Modeling Language Variation and Universals: Cross-Lingual NLP for Low-Resource and Typologically Diverse Languages
Ivan Vulic
University of Cambridge, UK
Mail: iv250@cam.ac.uk
Abstract: A key challenge in cross-lingual NLP is developing general language-independent architectures that are equally applicable to any language. However, this ambition is hindered by the large variation in structural and semantic properties of the world’s languages. As a consequence, existing language technology is still largely limited to a handful of resource-rich languages. In this tutorial, we introduce and discuss a range of techniques that aim to deal with such cross-language variations to build robust multilingual and cross-lingual NLP models that work across typologically diverse languages, with a long-term dream to enable language technology also in low-resource languages. We provide an extensive overview of typologically informed and cross-lingual NLP transfer methods, focusing on: 1) the characterization of linguistic typology and the impact of semantic and syntactic variation on the performance of cross-lingual transfer and multilingual models; 2) techniques that integrate available discrete typological knowledge into neural NLP architectures to guide multilingual learning; 3) methods that attempt to implicitly capture the cross-lingual variation directly from data and leverage it for guiding cross-lingual and multilingual NLP models, and 4) recent efforts in neural representation learning that aim to construct widely portable cross-lingual representations and transfer methods with minimum cross-lingual supervision in zero-shot and few-shot learning setups, including adapter-based approaches, hypernetworks, target-specific tuning, and other potential solutions
Short Bio: Ivan Vulić is a Senior Research Associate in the Language Technology Lab, University of Cambridge and a Senior Scientist at PolyAI. He holds a PhD in Computer Science from KU Leuven awarded summa cum laude. His core expertise is in representation learning, cross-lingual learning, human language understanding, distributional, lexical, multi-modal, and knowledge-enhanced semantics in monolingual and multilingual contexts, transfer learning for enabling cross-lingual NLP applications such as conversational AI in low-resource languages, and machine learning for (cross-lingual) NLP. He has published more than 100 papers at top-tier NLP and IR conferences and journals.
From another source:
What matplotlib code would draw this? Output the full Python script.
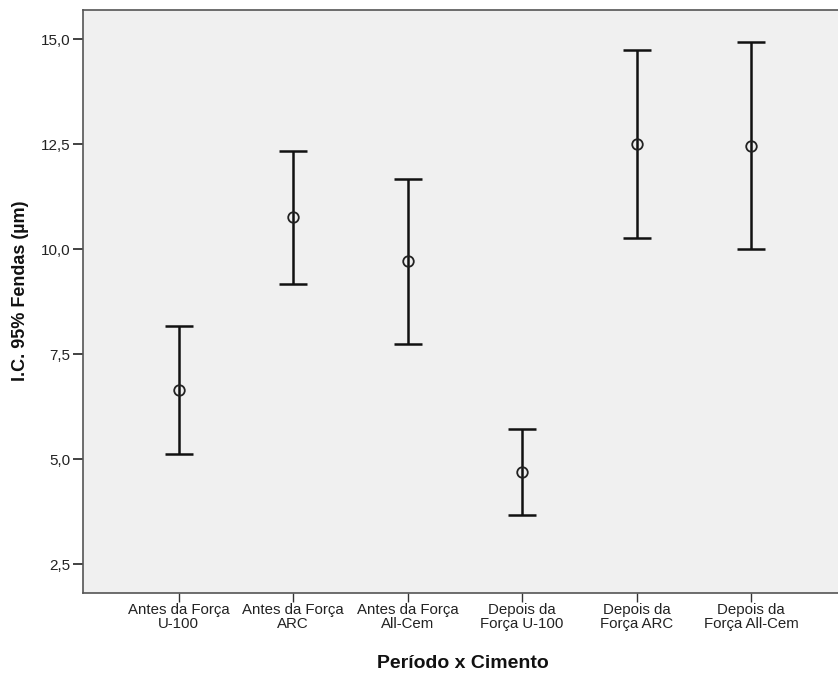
import matplotlib
matplotlib.use("Agg")
import matplotlib.pyplot as plt
import numpy as np

categories = ["Antes da Força\nU-100", "Antes da Força\nARC", "Antes da Força\nAll-Cem",
              "Depois da\nForça U-100", "Depois da\nForça ARC", "Depois da\nForça All-Cem"]
means = [6.64, 10.76, 9.72, 4.70, 12.50, 12.47]
lower = [5.11, 9.18, 7.75, 3.66, 10.26, 10.01]
upper = [8.17, 12.35, 11.67, 5.71, 14.75, 14.94]
yticks = [2.5, 5.0, 7.5, 10.0, 12.5, 15.0]
ytick_labels = ["2,5", "5,0", "7,5", "10,0", "12,5", "15,0"]

plt.rcParams['font.family'] = ['Liberation Sans', 'DejaVu Sans']

fig = plt.figure(figsize=(8.38, 6.77), dpi=100)
ax = fig.add_axes([83/838, 1-593/677, 1-83/838, (593-9.7)/677])
ax.set_facecolor('#F0F0F0')

x = np.arange(len(categories))
m = np.array(means)
yerr = np.vstack([m - np.array(lower), np.array(upper) - m])
ax.errorbar(x, m, yerr=yerr, fmt='none', ecolor='#111111', elinewidth=1.8,
            capsize=10.4, capthick=1.8, zorder=2)
ax.plot(x, m, 'o', mfc='none', mec='#222222', mew=1.3, ms=7.6, zorder=3)

ax.set_xlim(-0.837, 5.76)
ax.set_ylim(1.81, 15.705)
ax.set_yticks(yticks)
ax.set_yticklabels(ytick_labels)
ax.set_xticks(x)
ax.set_xticklabels(categories, linespacing=0.95)

for s in ['left', 'bottom', 'top']:
    ax.spines[s].set_color('#555555')
    ax.spines[s].set_linewidth(1.2)
ax.spines['right'].set_visible(False)

ax.tick_params(axis='y', direction='out', length=7, width=1.3, color='#333333',
               labelsize=11, labelcolor='#222222', pad=2)
ax.tick_params(axis='x', direction='out', length=6.5, width=1.0, color='#333333',
               labelsize=10.8, labelcolor='#222222', pad=1)

ax.set_ylabel("I.C. 95% Fendas (µm)", fontsize=13, fontweight='bold', color='#111111',
              va='center', ha='center')
ax.yaxis.set_label_coords(-0.0834, 0.518)
ax.set_xlabel("Período x Cimento", fontsize=14, fontweight='bold', color='#111111',
              va='center', ha='center')
ax.xaxis.set_label_coords((463-83)/755, (593-663)/583.3)

fig.savefig("out.png", dpi=100, facecolor='white')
He co-lectured a tutorial on word vector space specialization at EACL 2017, ESSLLI 2018, EMNLP 2019, and tutorials on cross-lingual representation learning and cross-lingual NLP at EMNLP 2017 and ACL 2019. He also co-lectured tutorials on conversational AI at NAACL 2018 and EMNLP 2019. He co-authored a book on cross-lingual word representations for the Morgan & Claypool Handbook series, published in June 2019, and has started writing a book on NLP methods for low-resource languages. He serves as an area chair and regularly reviews for all major NLP and Machine Learning conferences and journals. Ivan has given invited talks at academia and industry such as Apple Inc., University of Cambridge, UCL, University of Copenhagen, Paris-Saclay, Bar-Ilan University, Technion IIT, University of Helsinki, UPenn, KU Leuven, University of Stuttgart, TU Darmstadt, London REWORK summit, University of Edinburgh, etc. He co-organised a number of NLP workshops, served as the publication chair for ACL 2019, and currently serves as the tutorial chair for EMNLP 2021 and the program chair for *SEM 2021.
Dialogue and Conversational Agents, Natural Language Generation via neural models
Konstas Ioannis
Heriot Watt University, UK
Mail: i.konstas@hw.ac.uk
Short Bio: Konstas Ioannis is lecturer at Heriot-Watt University and member of the Interaction Lab. His main research interests focus on the area of Natural Language Processing (NLP) and Natural Language Generation (NLG) with an emphasis on data-driven machine learning methods.
In particular, he studies the generation of coherent document-level text from meaning representations, programming language code and multiple documents, as well as fact-based text summaries. He is also interested in modeling open-domain dialogue, with an emphasis on Natural Language Generation, as well as grounded language acquisition through visual perception and language interaction. He was also faculty advisor for the Team Alana, HWU entry to Alexa Prize Challenge 2018 that finished 3rd (out of ~200 participants).